Why had it not occurred to him to sign up with the organization and
see if anything might come of it? Could something have been done at
this point in time or would his fate have been the same?
- At one point, Klemperer mentions that Eva felt that “the attitude
of the Jews toward [National Socialism was] making her anti-Semitic.”
(p. 35.) How does this exemplify the conflicted opinions that Klemperer
goes on to describe throughout his diary? How does this affect his relations
with the limited amount of acquaintances he maintains?
- Klemperer repeatedly mentions that while he was still lecturing,
he did not follow the arm-raising policy, and also made remarks that
could have been incriminating had any of his students decided to turn
him into the authorities.
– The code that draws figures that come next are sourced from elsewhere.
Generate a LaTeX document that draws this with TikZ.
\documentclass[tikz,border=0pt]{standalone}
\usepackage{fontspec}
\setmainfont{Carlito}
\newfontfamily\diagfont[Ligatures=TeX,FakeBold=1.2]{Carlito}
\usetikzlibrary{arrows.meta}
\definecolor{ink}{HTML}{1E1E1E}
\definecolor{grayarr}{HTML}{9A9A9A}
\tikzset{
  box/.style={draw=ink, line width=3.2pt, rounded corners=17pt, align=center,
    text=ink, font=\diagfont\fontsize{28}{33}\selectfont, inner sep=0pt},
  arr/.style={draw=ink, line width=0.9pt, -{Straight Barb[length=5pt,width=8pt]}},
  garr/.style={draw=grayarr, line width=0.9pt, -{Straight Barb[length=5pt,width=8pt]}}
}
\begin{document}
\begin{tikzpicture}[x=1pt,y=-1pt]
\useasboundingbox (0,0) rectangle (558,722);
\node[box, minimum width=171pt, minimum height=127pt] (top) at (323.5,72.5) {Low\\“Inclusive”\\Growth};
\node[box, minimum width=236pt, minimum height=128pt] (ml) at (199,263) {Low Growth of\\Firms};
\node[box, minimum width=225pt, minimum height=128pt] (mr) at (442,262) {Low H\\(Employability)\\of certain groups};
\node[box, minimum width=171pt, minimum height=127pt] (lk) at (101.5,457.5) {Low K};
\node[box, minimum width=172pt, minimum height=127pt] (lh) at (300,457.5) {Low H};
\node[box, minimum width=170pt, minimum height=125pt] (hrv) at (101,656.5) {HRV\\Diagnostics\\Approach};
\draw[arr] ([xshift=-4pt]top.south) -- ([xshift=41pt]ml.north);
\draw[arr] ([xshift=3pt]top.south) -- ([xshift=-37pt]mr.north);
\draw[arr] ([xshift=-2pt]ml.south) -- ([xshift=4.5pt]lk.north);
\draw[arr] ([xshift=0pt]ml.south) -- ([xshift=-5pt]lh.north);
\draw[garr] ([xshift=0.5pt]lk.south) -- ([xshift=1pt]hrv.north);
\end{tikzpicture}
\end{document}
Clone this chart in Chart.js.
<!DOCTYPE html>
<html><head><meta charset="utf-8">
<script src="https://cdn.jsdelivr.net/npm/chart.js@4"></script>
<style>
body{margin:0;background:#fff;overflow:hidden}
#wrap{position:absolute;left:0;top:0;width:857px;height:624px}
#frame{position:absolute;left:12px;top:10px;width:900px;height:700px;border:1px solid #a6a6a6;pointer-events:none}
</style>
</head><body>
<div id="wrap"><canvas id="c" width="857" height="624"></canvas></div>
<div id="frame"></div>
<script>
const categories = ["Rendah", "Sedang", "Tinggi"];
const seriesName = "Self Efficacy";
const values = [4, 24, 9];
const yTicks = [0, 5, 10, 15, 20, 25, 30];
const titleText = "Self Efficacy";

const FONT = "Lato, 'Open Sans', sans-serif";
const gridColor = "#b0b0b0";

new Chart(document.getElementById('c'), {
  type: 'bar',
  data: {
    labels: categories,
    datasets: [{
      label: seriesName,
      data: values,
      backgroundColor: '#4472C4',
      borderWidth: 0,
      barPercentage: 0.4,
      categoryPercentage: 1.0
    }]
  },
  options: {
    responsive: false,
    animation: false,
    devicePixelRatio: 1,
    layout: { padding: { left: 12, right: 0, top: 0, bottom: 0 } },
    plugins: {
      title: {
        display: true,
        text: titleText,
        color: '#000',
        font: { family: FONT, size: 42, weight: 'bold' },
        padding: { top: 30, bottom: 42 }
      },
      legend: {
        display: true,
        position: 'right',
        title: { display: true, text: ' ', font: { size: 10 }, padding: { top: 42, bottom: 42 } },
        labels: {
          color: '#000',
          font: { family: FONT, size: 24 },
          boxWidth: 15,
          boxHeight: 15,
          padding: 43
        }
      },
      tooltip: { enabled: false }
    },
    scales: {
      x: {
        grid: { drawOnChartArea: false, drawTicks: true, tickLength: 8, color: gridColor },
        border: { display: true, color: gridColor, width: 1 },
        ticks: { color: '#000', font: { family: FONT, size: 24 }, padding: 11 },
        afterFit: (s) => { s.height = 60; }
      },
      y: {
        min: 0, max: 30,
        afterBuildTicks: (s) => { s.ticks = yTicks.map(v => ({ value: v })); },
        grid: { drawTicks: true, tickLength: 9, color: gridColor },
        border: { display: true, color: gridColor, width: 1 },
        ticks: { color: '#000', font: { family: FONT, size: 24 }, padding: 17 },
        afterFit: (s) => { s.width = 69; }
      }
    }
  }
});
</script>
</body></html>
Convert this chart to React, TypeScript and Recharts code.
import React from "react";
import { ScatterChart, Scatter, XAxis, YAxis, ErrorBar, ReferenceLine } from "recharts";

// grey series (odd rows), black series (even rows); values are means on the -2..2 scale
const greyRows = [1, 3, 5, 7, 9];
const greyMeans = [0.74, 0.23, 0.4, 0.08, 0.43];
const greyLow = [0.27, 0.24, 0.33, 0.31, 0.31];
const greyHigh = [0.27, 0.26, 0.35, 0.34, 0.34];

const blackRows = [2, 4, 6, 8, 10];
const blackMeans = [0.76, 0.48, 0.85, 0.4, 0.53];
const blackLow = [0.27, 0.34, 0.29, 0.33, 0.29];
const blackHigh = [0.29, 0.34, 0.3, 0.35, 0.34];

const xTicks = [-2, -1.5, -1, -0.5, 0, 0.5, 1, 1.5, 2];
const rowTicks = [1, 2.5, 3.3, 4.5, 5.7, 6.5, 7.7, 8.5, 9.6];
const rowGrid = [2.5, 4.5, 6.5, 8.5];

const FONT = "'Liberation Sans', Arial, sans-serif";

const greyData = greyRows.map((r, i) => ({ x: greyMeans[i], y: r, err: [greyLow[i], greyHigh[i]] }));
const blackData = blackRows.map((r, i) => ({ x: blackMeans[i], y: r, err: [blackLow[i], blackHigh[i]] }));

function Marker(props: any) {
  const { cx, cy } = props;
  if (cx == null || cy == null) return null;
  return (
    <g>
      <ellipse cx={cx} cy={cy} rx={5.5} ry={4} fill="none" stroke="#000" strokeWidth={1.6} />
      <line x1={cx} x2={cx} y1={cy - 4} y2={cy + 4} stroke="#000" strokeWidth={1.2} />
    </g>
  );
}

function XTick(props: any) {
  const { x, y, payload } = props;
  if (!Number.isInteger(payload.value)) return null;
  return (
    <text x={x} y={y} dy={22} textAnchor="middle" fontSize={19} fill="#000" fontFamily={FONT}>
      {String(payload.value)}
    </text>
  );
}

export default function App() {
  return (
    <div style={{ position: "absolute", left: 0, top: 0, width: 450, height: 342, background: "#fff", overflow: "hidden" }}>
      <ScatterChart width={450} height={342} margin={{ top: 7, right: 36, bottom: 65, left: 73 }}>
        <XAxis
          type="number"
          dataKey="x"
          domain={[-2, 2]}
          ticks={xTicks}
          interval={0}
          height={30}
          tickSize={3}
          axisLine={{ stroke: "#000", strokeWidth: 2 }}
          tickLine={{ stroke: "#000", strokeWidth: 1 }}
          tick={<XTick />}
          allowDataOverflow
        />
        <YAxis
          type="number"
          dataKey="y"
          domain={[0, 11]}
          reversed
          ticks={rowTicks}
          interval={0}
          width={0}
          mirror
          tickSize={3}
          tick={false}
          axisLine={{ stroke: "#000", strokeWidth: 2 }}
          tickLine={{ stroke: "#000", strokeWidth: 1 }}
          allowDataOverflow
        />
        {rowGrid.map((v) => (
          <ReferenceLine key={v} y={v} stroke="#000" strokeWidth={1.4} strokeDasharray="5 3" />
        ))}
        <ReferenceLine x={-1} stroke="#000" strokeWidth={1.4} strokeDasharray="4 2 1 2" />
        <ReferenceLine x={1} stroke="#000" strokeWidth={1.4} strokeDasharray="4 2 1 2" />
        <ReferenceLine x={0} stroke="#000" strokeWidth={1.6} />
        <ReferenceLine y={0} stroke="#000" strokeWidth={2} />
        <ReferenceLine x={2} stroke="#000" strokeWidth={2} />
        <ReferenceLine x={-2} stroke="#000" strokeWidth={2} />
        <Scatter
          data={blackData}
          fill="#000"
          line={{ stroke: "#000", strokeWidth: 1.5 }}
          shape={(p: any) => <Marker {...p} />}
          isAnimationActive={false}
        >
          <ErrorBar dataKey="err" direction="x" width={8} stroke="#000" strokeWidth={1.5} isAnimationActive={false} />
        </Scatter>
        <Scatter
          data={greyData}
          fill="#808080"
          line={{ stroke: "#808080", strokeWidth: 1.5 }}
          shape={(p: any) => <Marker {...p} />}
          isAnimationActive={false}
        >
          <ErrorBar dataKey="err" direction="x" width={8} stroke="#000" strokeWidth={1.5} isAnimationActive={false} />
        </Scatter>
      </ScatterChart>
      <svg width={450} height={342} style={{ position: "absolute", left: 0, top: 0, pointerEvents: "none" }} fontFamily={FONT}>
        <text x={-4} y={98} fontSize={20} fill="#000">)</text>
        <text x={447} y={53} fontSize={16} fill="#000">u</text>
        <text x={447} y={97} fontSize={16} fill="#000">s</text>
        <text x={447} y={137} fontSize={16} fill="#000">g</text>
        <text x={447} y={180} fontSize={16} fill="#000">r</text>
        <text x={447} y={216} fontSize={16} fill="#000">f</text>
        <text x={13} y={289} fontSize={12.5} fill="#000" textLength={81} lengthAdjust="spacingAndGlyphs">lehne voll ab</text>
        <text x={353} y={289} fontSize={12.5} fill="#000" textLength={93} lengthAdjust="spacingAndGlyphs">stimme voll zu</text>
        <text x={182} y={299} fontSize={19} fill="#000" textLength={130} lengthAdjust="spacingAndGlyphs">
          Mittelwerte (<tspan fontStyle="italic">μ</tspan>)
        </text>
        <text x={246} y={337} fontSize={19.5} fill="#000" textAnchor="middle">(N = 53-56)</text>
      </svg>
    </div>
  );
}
How could Klemperer have had the courage to
continue defying the Nazi regime in this manner (which certainly could
have cost him his life), but been so hesitant to try to leave the country?
- In a June 1935 entry Klemperer wrote that Germans of all backgrounds
believed that “if at the cost of going backward internally [Hitler]
restores Germany’s power externally, then this cost is worthwhile.”
(p. 127.) Why were people so willing to sacrifice public freedom, education,
and even their safety to restore Germany to the world stage? Was this
belief just a way for the German people to comfort themselves, or did
they truly believe that it was worthwhile?
- How do everyday events described in the diary (such as the near accident
on the birthday excursion of July 1936) show how the mentality of the
German citizens became more anti-semitic and oppressive throughout the
- Klemperer and his wife spend a tremendous amount of their savings
on their house, seasonal flower show tickets, car maintenance, excursions,
and the North-Sea trip. Why do they continue to spend their money in
these ways instead of saving it up in case it is needed in the future?
What does this show about the internal struggle Klemperer faces about
his thoughts on emigrating, his age and health, and overall future?
- Explain why Klemperer continues to spend money on movie outings and
cigarettes, even though he and Eva are short on money and wearing rags
from day to day. How does this reflect on his “fatalist” outlook?
- Why is it so important for Klemperer to record the language of the
Third Reich? What does he hope to achieve by writing down the different
contradictions and manipulations of language that became so prevalent
in the Nazi government?
- Describe the different ways that Klemperer’s pride gets in the way
of him being able to escape his current situation? Could his life have
turned out any better had he not been such a proud individual?
- “No one can take my Germanness away from me, but my nationalism and
patriotism are gone forever.” (p. 272). Explain the meaning behind this
quote and how Klemperer’s feeling of Germanness wavers throughout the
- Why did Klemperer refer to Fraulein Gump’s comment that “nothing
would get any better until we had a Jewish state” as pure Nazism? (p.
289). What does this tell us about Klemperer’s morals and views on government?
- How does Klemperer’s wish for a German defeat affect his feelings
of nationalism and patriotism? Explain how this conflict seems to affect
- Why does Eva remain with Victor through all the war years? Furthermore,
if she was set on remaining with him, then why does she get so upset
about being associated with the J (identity card) and why does she blame
Victor for them being where they are?
- Why was the Nazi government willing to take people of mixed race,
who could have helped fight their enemies, from the front lines when
the help was so needed? What does this say about the government’s determination
to suppress non-Aryans?
- Klemperer mentions in January of 1941 that more Jews who have been
forced to emigrate or move away from their homes have been writing down
their memoirs. Why were so many people interested in documenting not
just the recent events under the Nazi regime, but their whole lives?